▶ [EXERCISE DIRECTIONS]
Extract only the lines from the start of the entries below to the line with "const GREEN = '#76933c';", inclusive; omit every picture.

▶ [AVAILABLE DATA]

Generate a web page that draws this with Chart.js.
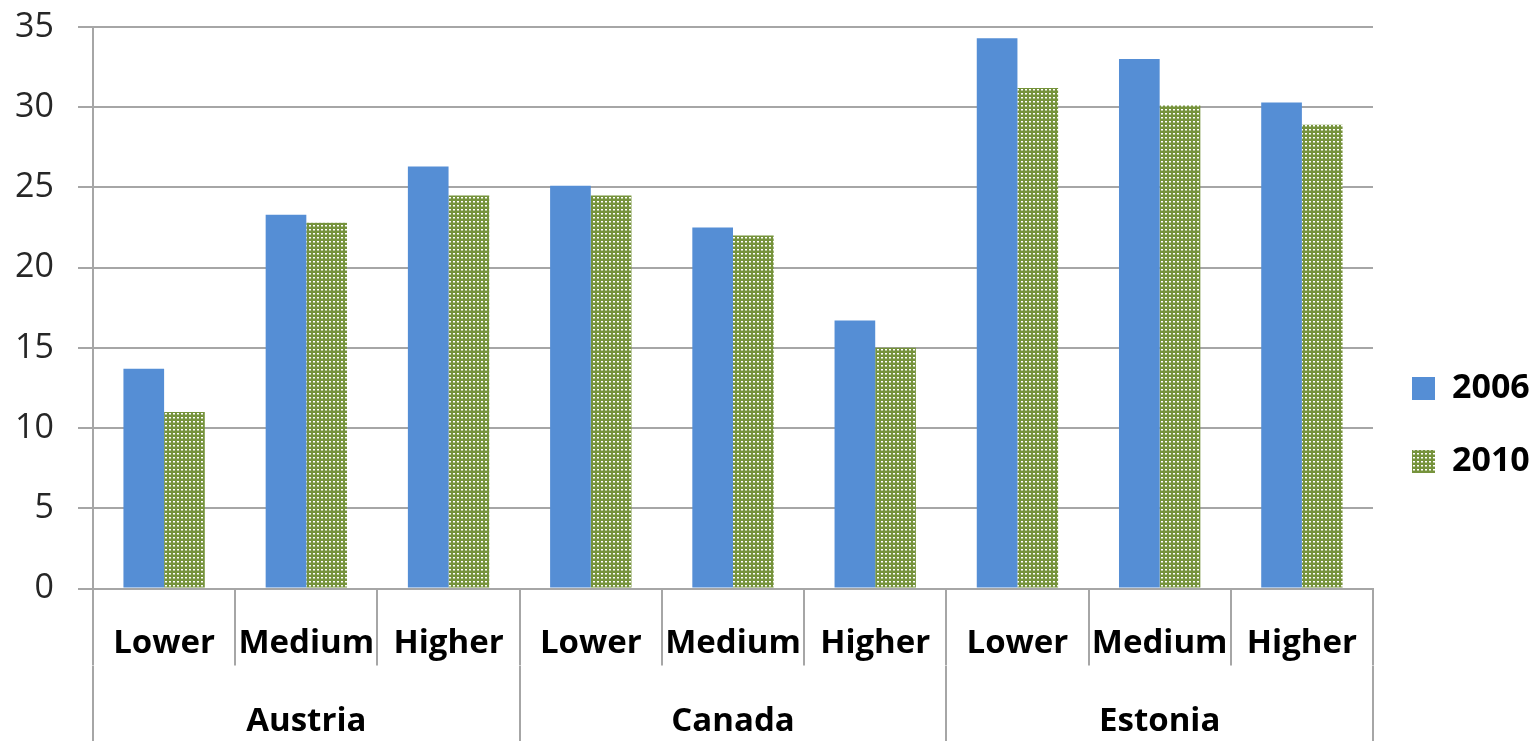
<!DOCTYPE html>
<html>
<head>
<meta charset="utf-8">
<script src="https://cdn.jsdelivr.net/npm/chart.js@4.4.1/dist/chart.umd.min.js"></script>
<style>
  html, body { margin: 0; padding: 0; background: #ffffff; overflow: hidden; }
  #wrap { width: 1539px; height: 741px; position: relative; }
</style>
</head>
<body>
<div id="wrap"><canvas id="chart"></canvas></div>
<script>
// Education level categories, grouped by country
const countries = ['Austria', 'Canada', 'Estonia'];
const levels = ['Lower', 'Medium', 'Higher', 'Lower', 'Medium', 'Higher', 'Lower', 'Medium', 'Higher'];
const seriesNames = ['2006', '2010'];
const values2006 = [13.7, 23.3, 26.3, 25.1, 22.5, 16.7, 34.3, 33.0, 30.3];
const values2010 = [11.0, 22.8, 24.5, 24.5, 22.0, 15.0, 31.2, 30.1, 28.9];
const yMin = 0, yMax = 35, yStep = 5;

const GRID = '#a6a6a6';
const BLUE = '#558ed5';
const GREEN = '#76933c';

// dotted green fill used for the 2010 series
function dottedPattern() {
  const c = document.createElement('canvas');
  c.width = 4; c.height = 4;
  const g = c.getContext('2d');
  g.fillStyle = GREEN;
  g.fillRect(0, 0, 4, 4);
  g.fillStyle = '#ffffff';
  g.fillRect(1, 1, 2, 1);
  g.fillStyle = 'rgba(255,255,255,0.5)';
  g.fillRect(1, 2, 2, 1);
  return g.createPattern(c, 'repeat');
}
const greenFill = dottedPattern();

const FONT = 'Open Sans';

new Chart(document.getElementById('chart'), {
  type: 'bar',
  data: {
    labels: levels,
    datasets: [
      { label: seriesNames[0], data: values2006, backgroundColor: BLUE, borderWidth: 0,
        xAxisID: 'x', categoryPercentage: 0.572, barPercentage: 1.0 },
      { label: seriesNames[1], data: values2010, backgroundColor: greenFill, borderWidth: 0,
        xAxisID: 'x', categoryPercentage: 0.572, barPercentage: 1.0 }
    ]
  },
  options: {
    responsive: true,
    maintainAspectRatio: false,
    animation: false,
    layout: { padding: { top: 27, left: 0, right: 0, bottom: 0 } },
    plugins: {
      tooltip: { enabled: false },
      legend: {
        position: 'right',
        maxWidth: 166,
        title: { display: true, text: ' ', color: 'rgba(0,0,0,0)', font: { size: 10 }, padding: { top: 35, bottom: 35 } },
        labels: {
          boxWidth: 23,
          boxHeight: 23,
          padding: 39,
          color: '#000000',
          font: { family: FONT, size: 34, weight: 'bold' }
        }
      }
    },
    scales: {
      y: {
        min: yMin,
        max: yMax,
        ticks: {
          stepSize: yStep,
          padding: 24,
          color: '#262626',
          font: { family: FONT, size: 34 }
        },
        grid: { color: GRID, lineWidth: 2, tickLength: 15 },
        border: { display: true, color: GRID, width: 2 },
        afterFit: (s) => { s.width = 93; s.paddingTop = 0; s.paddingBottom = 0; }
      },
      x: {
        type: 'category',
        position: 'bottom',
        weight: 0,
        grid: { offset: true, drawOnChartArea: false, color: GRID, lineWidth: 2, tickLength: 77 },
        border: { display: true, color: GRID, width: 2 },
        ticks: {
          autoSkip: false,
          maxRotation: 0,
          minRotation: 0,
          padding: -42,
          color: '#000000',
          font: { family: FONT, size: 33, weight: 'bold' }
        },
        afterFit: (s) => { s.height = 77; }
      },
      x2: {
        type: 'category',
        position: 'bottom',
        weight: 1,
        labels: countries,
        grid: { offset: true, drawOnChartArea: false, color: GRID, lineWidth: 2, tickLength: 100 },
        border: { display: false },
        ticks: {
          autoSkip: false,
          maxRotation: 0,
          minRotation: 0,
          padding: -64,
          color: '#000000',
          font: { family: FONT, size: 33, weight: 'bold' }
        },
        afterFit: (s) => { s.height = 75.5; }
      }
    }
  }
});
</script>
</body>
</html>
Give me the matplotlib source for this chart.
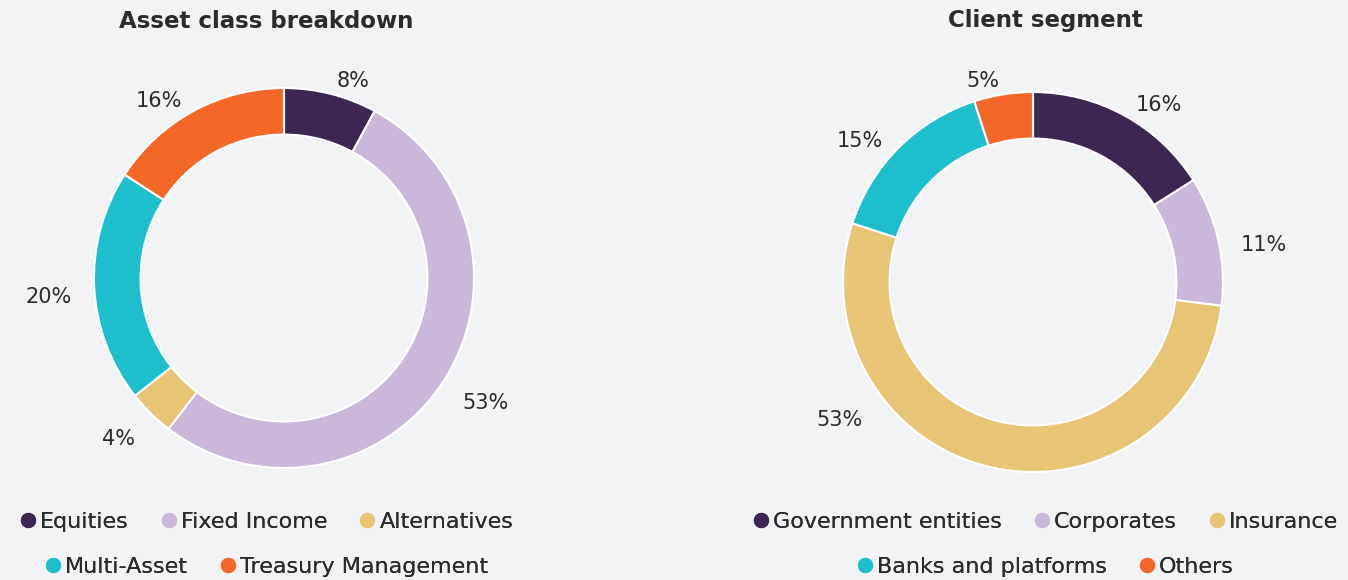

▶ [TASK OUTPUT]
Generate a web page that draws this with Chart.js.
<!DOCTYPE html>
<html>
<head>
<meta charset="utf-8">
<script src="https://cdn.jsdelivr.net/npm/chart.js@4.4.1/dist/chart.umd.min.js"></script>
<style>
  html, body { margin: 0; padding: 0; background: #ffffff; overflow: hidden; }
  #wrap { width: 1539px; height: 741px; position: relative; }
</style>
</head>
<body>
<div id="wrap"><canvas id="chart"></canvas></div>
<script>
// Education level categories, grouped by country
const countries = ['Austria', 'Canada', 'Estonia'];
const levels = ['Lower', 'Medium', 'Higher', 'Lower', 'Medium', 'Higher', 'Lower', 'Medium', 'Higher'];
const seriesNames = ['2006', '2010'];
const values2006 = [13.7, 23.3, 26.3, 25.1, 22.5, 16.7, 34.3, 33.0, 30.3];
const values2010 = [11.0, 22.8, 24.5, 24.5, 22.0, 15.0, 31.2, 30.1, 28.9];
const yMin = 0, yMax = 35, yStep = 5;

const GRID = '#a6a6a6';
const BLUE = '#558ed5';
const GREEN = '#76933c';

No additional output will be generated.